Lors de son discours prononcé à Grenoble le 30 juillet, Nicolas Sarkozy a identifié la source de l'insécurité : "Enfin, il faut le reconnaître, je me dois de le dire, nous subissons les conséquences de cinquante années d'immigration insuffisamment régulée qui ont abouti à un échec de l'intégration."
&aCela posé, le président de la République propose un programme énergique : suppression du caractère automatique de l'acquisition de la nationalité française pour les mineurs délinquants à leur majorité, extension des motifs de déchéance de la nationalité pour les Français fraîchement naturalisés, expulsion systématique des Roms installés dans des campements illégaux vers la Roumanie. On est en droit de supposer qu'une politique d'une telle violence repose sur des arguments solidement établis. Or, il n'en est rien.
Les études statistiques de grande ampleur sur la relation entre immigration et criminalité sont, d'une manière générale, assez rares, et même inexistantes en France. Trois économistes anglais, Brian Bell, Stephen Machin et Francesco Fasani, viennent cependant de publier un travail approfondi sur ce sujet ("Crime and Immigration : Evidence from Large Immigrant Waves", IZA Discussion Papers n° 4996, juin).
Ils étudient précisément l'impact sur la criminalité des deux vagues d'immigration très importantes qu'a connues la Grande-Bretagne depuis les années 1990. La première vague, concentrée entre 1997 et 2002, a été essentiellement constituée de demandeurs d'asile en provenance d'Afghanistan, d'Irak et de Somalie. La seconde vague concerne les ressortissants des pays ayant intégré l'Union européenne en 2004 (Pologne, Hongrie, République tchèque, Slovaquie, Lituanie, Lettonie, Estonie).
Les auteurs de cette étude constatent que la première vague d'immigration n'a eu aucun effet sur le taux d'atteinte aux personnes, et un effet faible, mais positif, sur le taux d'atteinte aux biens. On peut ainsi attribuer environ 2 % du taux de criminalité total à la présence des demandeurs d'asile (soit 0,07 % sur un taux de criminalité total de 2,7 %).
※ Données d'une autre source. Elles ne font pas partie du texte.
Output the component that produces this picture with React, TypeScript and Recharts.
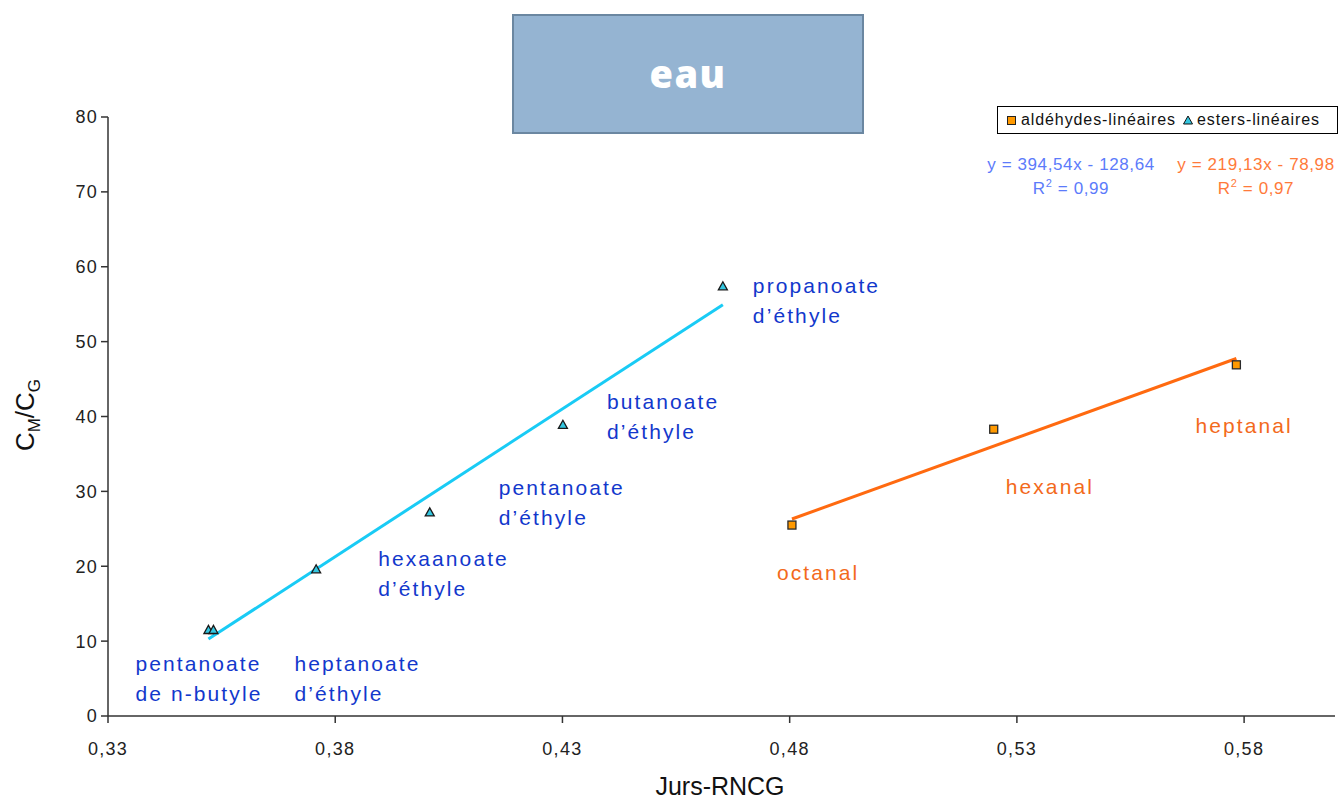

En revanche, la seconde vague d'immigration n'a eu d'effet ni sur l'atteinte aux biens ni sur l'atteinte aux personnes. Enfin, la différence entre les deux vagues d'immigration s'explique très simplement. Les demandeurs d'asile ont beaucoup plus de difficultés à accéder à un emploi que les ressortissants de l'Union européenne. Ils sont donc davantage incités à se tourner vers des activités illégales pour travailler.
Un travail récent mené par Denis Fougère, Francis Kramarz et Julien Pouget ("Youth Unemployment and Crime in France", Journal of the European Economic Association, septembre 2009) permet de confirmer cette analyse. En effet, ces chercheurs sont parvenus, pour la première fois, à mettre en évidence en France une relation de causalité entre criminalité (notamment les cambriolages, vols et délits liés aux stupéfiants) et chômage des jeunes, celui-ci aggravant celle-là. Ce n'est donc pas l'immigration qu'il faut combattre, mais le chômage des jeunes !
Denis Fougère et Mirna Safi ont par ailleurs montré que l'acquisition de la nationalité française facilitait l'accès à l'emploi des immigrés ("Naturalization and Employment of Immigrants in France (1968-1999)", International Journal of Manpower, 2009). Il n'est donc pas exclu qu'a contrario, la politique d'exclusion souhaitée par Nicolas Sarkozy soit non seulement inefficace et moralement condamnable, mais aussi et surtout contre-productive.